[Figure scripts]
- - - - - - -
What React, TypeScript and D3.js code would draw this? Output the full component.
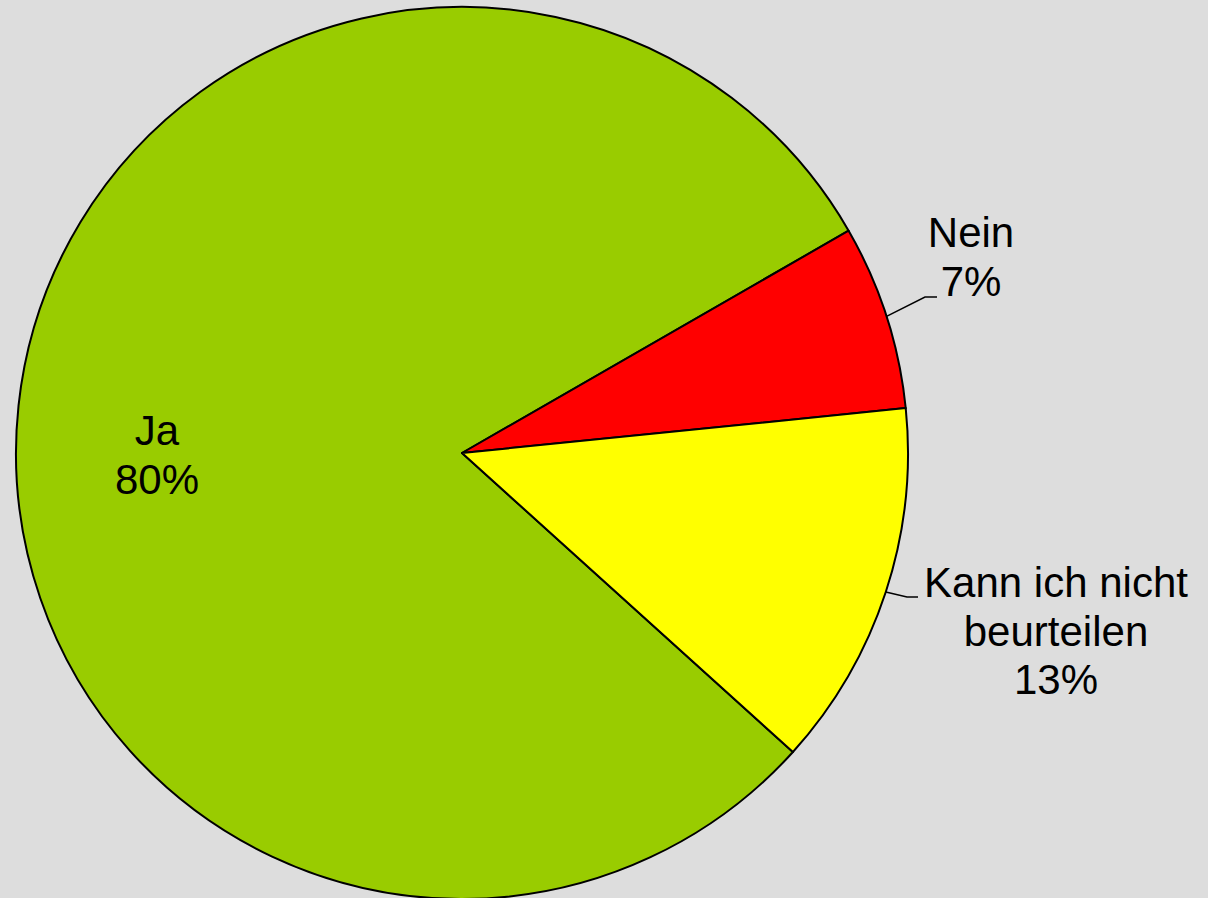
import React from "react";
import * as d3 from "d3";

const categories = ["Ja", "Nein", "Kann ich nicht beurteilen"];
const values = [80, 6.7, 13.3];
const percentLabels = ["80%", "7%", "13%"];
const labelLines = [["Ja"], ["Nein"], ["Kann ich nicht", "beurteilen"]];
const colors = ["#99CC00", "#FF0000", "#FFFF00"];

const W = 1208;
const H = 898;
const cx = 462;
const cy = 453;
const R = 446;
const fontSize = 42;
const lineH = 48.5;

// label layout: inside (no leader) or outside with elbow
const labelLayout = [
  { inside: true, x: 157, y: 445 },
  { inside: false, elbow: [925, 297], end: [937, 297], x: 971, y: 247 },
  { inside: false, elbow: [907, 597], end: [918, 597], x: 1056, y: 597 },
];

export default function App() {
  const pie = d3
    .pie<number>()
    .sort(null)
    .value((d) => d)
    .startAngle((132.1 * Math.PI) / 180)
    .endAngle((132.1 * Math.PI) / 180 + 2 * Math.PI);
  const arcs = pie(values);
  const arc = d3.arc<d3.PieArcDatum<number>>().innerRadius(0).outerRadius(R);

  return (
    <svg
      width={W}
      height={H}
      style={{ position: "absolute", left: 0, top: 0, background: "#DDDDDD" }}
      fontFamily="'Liberation Sans', Arial, sans-serif"
    >
      <rect x={0} y={0} width={W} height={H} fill="#DDDDDD" />
      <g transform={`translate(${cx},${cy})`}>
        {arcs.map((a, i) => (
          <path
            key={i}
            d={arc(a) || ""}
            fill={colors[i]}
            stroke="#000"
            strokeWidth={2}
            strokeLinejoin="round"
          />
        ))}
      </g>
      {arcs.map((a, i) => {
        const L = labelLayout[i];
        const mid = (a.startAngle + a.endAngle) / 2;
        const sx = cx + R * Math.sin(mid);
        const sy = cy - R * Math.cos(mid);
        const lines = [...labelLines[i], percentLabels[i]];
        return (
          <g key={"l" + i}>
            {!L.inside && L.elbow && L.end && (
              <polyline
                points={`${sx},${sy} ${L.elbow[0]},${L.elbow[1]} ${L.end[0]},${L.end[1]}`}
                fill="none"
                stroke="#000"
                strokeWidth={1.5}
              />
            )}
            <text textAnchor="middle" fontSize={fontSize} fill="#000">
              {lines.map((t, j) => (
                <tspan key={j} x={L.x} y={L.y + j * lineH}>
                  {t}
                </tspan>
              ))}
            </text>
          </g>
        );
      })}
    </svg>
  );
}
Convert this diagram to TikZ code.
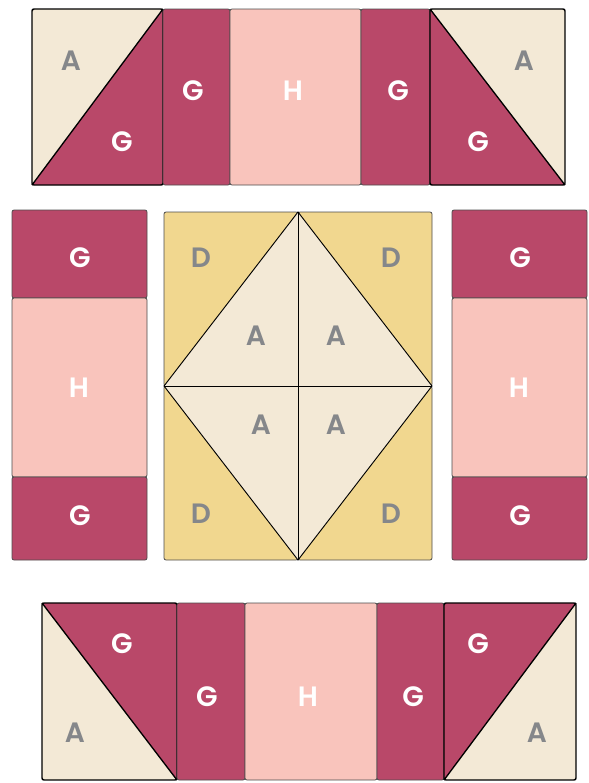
\documentclass[tikz,border=0pt]{standalone}
\usepackage{fontspec}
\setmainfont{Poppins}[BoldFont={Poppins SemiBold}]
\usepackage{tikz}
\definecolor{cream}{HTML}{F3E9D6}
\definecolor{berry}{HTML}{B94869}
\definecolor{blush}{HTML}{F9C4BC}
\definecolor{mustard}{HTML}{F1D78F}
\definecolor{slate}{HTML}{85878A}

\begin{document}
\begin{tikzpicture}[x=0.75pt,y=-0.75pt,
  every node/.style={font=\fontsize{21}{21}\selectfont\bfseries},
  patch/.style={draw=black!70,line width=0.6pt,rounded corners=1.5pt},
  hst/.style={draw=black,line width=1.1pt,rounded corners=1.5pt},
  seam/.style={draw=black,line width=1pt},
  dk/.style={text=white},
  lt/.style={text=slate}
]
\useasboundingbox (0,0) rectangle (589,783);

% top row
\fill[cream] (32,9) rectangle (163,185);
\fill[berry] (32,185) -- (163,9) -- (163,185) -- cycle;
\draw[seam] (32,185) -- (163,9);
\draw[hst] (32,9) rectangle (163,185);
\draw[patch,fill=berry] (163,9) rectangle (230,185);
\draw[patch,fill=blush] (230,9) rectangle (361,185);
\draw[patch,fill=berry] (361,9) rectangle (430,185);
\fill[cream] (430,9) rectangle (565,185);
\fill[berry] (430,9) -- (565,185) -- (430,185) -- cycle;
\draw[seam] (430,9) -- (565,185);
\draw[hst] (430,9) rectangle (565,185);
\node[lt] (tA1) at (71,61) {A};
\node[dk] (tG1) at (122,142) {G};
\node[dk] (tG2) at (193,91) {G};
\node[dk] (tH) at (293,91) {H};
\node[dk] (tG3) at (398,91) {G};
\node[lt] (tA2) at (524,61) {A};
\node[dk] (tG4) at (478,142) {G};

% side columns
\foreach \x/\s in {12/l,452/r}{
  \draw[patch,fill=berry] (\x,210) rectangle ++(135,88);
  \draw[patch,fill=blush] (\x,298) rectangle ++(135,179);
  \draw[patch,fill=berry] (\x,477) rectangle ++(135,83);
  \node[dk] (\s G1) at ({\x+68},258) {G};
  \node[dk] (\s H) at ({\x+67},388) {H};
  \node[dk] (\s G2) at ({\x+68},516) {G};
}

% centre block
\draw[patch,fill=mustard] (164,212) rectangle (298,386);
\draw[patch,fill=mustard] (298,212) rectangle (432,386);
\draw[patch,fill=mustard] (164,386) rectangle (298,560);
\draw[patch,fill=mustard] (298,386) rectangle (432,560);
\draw[draw=black,line width=0.7pt,fill=cream]
  (298,212) -- (432,386) -- (298,560) -- (164,386) -- cycle;
\draw[draw=black,line width=0.6pt] (298,212) -- (298,560) (164,386) -- (432,386);
\node[lt] (cD1) at (201,258) {D};
\node[lt] (cD2) at (391,258) {D};
\node[lt] (cD3) at (201,514) {D};
\node[lt] (cD4) at (391,514) {D};
\node[lt] (cA1) at (256,336) {A};
\node[lt] (cA2) at (336,336) {A};
\node[lt] (cA3) at (261,425) {A};
\node[lt] (cA4) at (336,425) {A};

% bottom row
\fill[cream] (42,603) rectangle (177,780);
\fill[berry] (42,603) -- (177,603) -- (177,780) -- cycle;
\draw[seam] (42,603) -- (177,780);
\draw[hst] (42,603) rectangle (177,780);
\draw[patch,fill=berry] (177,603) rectangle (245,780);
\draw[patch,fill=blush] (245,603) rectangle (377,780);
\draw[patch,fill=berry] (377,603) rectangle (444,780);
\fill[cream] (444,603) rectangle (576,780);
\fill[berry] (444,603) -- (576,603) -- (444,780) -- cycle;
\draw[seam] (444,780) -- (576,603);
\draw[hst] (444,603) rectangle (576,780);
\node[dk] (bG1) at (122,644) {G};
\node[lt] (bA1) at (75,733) {A};
\node[dk] (bG2) at (207,697) {G};
\node[dk] (bH) at (308,697) {H};
\node[dk] (bG3) at (413,697) {G};
\node[dk] (bG4) at (478,644) {G};
\node[lt] (bA2) at (537,733) {A};
\end{tikzpicture}
\end{document}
- - - - - - -
> _Request_: Repeat the records word for word. Any picture in them should be left out.

> _Exercise output_:
What React, TypeScript and D3.js code would draw this? Output the full component.
import React from "react";
import * as d3 from "d3";

const categories = ["Ja", "Nein", "Kann ich nicht beurteilen"];
const values = [80, 6.7, 13.3];
const percentLabels = ["80%", "7%", "13%"];
const labelLines = [["Ja"], ["Nein"], ["Kann ich nicht", "beurteilen"]];
const colors = ["#99CC00", "#FF0000", "#FFFF00"];

const W = 1208;
const H = 898;
const cx = 462;
const cy = 453;
const R = 446;
const fontSize = 42;
const lineH = 48.5;

// label layout: inside (no leader) or outside with elbow
const labelLayout = [
  { inside: true, x: 157, y: 445 },
  { inside: false, elbow: [925, 297], end: [937, 297], x: 971, y: 247 },
  { inside: false, elbow: [907, 597], end: [918, 597], x: 1056, y: 597 },
];

export default function App() {
  const pie = d3
    .pie<number>()
    .sort(null)
    .value((d) => d)
    .startAngle((132.1 * Math.PI) / 180)
    .endAngle((132.1 * Math.PI) / 180 + 2 * Math.PI);
  const arcs = pie(values);
  const arc = d3.arc<d3.PieArcDatum<number>>().innerRadius(0).outerRadius(R);

  return (
    <svg
      width={W}
      height={H}
      style={{ position: "absolute", left: 0, top: 0, background: "#DDDDDD" }}
      fontFamily="'Liberation Sans', Arial, sans-serif"
    >
      <rect x={0} y={0} width={W} height={H} fill="#DDDDDD" />
      <g transform={`translate(${cx},${cy})`}>
        {arcs.map((a, i) => (
          <path
            key={i}
            d={arc(a) || ""}
            fill={colors[i]}
            stroke="#000"
            strokeWidth={2}
            strokeLinejoin="round"
          />
        ))}
      </g>
      {arcs.map((a, i) => {
        const L = labelLayout[i];
        const mid = (a.startAngle + a.endAngle) / 2;
        const sx = cx + R * Math.sin(mid);
        const sy = cy - R * Math.cos(mid);
        const lines = [...labelLines[i], percentLabels[i]];
        return (
          <g key={"l" + i}>
            {!L.inside && L.elbow && L.end && (
              <polyline
                points={`${sx},${sy} ${L.elbow[0]},${L.elbow[1]} ${L.end[0]},${L.end[1]}`}
                fill="none"
                stroke="#000"
                strokeWidth={1.5}
              />
            )}
            <text textAnchor="middle" fontSize={fontSize} fill="#000">
              {lines.map((t, j) => (
                <tspan key={j} x={L.x} y={L.y + j * lineH}>
                  {t}
                </tspan>
              ))}
            </text>
          </g>
        );
      })}
    </svg>
  );
}
Convert this diagram to TikZ code.
\documentclass[tikz,border=0pt]{standalone}
\usepackage{fontspec}
\setmainfont{Poppins}[BoldFont={Poppins SemiBold}]
\usepackage{tikz}
\definecolor{cream}{HTML}{F3E9D6}
\definecolor{berry}{HTML}{B94869}
\definecolor{blush}{HTML}{F9C4BC}
\definecolor{mustard}{HTML}{F1D78F}
\definecolor{slate}{HTML}{85878A}

\begin{document}
\begin{tikzpicture}[x=0.75pt,y=-0.75pt,
  every node/.style={font=\fontsize{21}{21}\selectfont\bfseries},
  patch/.style={draw=black!70,line width=0.6pt,rounded corners=1.5pt},
  hst/.style={draw=black,line width=1.1pt,rounded corners=1.5pt},
  seam/.style={draw=black,line width=1pt},
  dk/.style={text=white},
  lt/.style={text=slate}
]
\useasboundingbox (0,0) rectangle (589,783);

% top row
\fill[cream] (32,9) rectangle (163,185);
\fill[berry] (32,185) -- (163,9) -- (163,185) -- cycle;
\draw[seam] (32,185) -- (163,9);
\draw[hst] (32,9) rectangle (163,185);
\draw[patch,fill=berry] (163,9) rectangle (230,185);
\draw[patch,fill=blush] (230,9) rectangle (361,185);
\draw[patch,fill=berry] (361,9) rectangle (430,185);
\fill[cream] (430,9) rectangle (565,185);
\fill[berry] (430,9) -- (565,185) -- (430,185) -- cycle;
\draw[seam] (430,9) -- (565,185);
\draw[hst] (430,9) rectangle (565,185);
\node[lt] (tA1) at (71,61) {A};
\node[dk] (tG1) at (122,142) {G};
\node[dk] (tG2) at (193,91) {G};
\node[dk] (tH) at (293,91) {H};
\node[dk] (tG3) at (398,91) {G};
\node[lt] (tA2) at (524,61) {A};
\node[dk] (tG4) at (478,142) {G};

% side columns
\foreach \x/\s in {12/l,452/r}{
  \draw[patch,fill=berry] (\x,210) rectangle ++(135,88);
  \draw[patch,fill=blush] (\x,298) rectangle ++(135,179);
  \draw[patch,fill=berry] (\x,477) rectangle ++(135,83);
  \node[dk] (\s G1) at ({\x+68},258) {G};
  \node[dk] (\s H) at ({\x+67},388) {H};
  \node[dk] (\s G2) at ({\x+68},516) {G};
}

% centre block
\draw[patch,fill=mustard] (164,212) rectangle (298,386);
\draw[patch,fill=mustard] (298,212) rectangle (432,386);
\draw[patch,fill=mustard] (164,386) rectangle (298,560);
\draw[patch,fill=mustard] (298,386) rectangle (432,560);
\draw[draw=black,line width=0.7pt,fill=cream]
  (298,212) -- (432,386) -- (298,560) -- (164,386) -- cycle;
\draw[draw=black,line width=0.6pt] (298,212) -- (298,560) (164,386) -- (432,386);
\node[lt] (cD1) at (201,258) {D};
\node[lt] (cD2) at (391,258) {D};
\node[lt] (cD3) at (201,514) {D};
\node[lt] (cD4) at (391,514) {D};
\node[lt] (cA1) at (256,336) {A};
\node[lt] (cA2) at (336,336) {A};
\node[lt] (cA3) at (261,425) {A};
\node[lt] (cA4) at (336,425) {A};

% bottom row
\fill[cream] (42,603) rectangle (177,780);
\fill[berry] (42,603) -- (177,603) -- (177,780) -- cycle;
\draw[seam] (42,603) -- (177,780);
\draw[hst] (42,603) rectangle (177,780);
\draw[patch,fill=berry] (177,603) rectangle (245,780);
\draw[patch,fill=blush] (245,603) rectangle (377,780);
\draw[patch,fill=berry] (377,603) rectangle (444,780);
\fill[cream] (444,603) rectangle (576,780);
\fill[berry] (444,603) -- (576,603) -- (444,780) -- cycle;
\draw[seam] (444,780) -- (576,603);
\draw[hst] (444,603) rectangle (576,780);
\node[dk] (bG1) at (122,644) {G};
\node[lt] (bA1) at (75,733) {A};
\node[dk] (bG2) at (207,697) {G};
\node[dk] (bH) at (308,697) {H};
\node[dk] (bG3) at (413,697) {G};
\node[dk] (bG4) at (478,644) {G};
\node[lt] (bA2) at (537,733) {A};
\end{tikzpicture}
\end{document}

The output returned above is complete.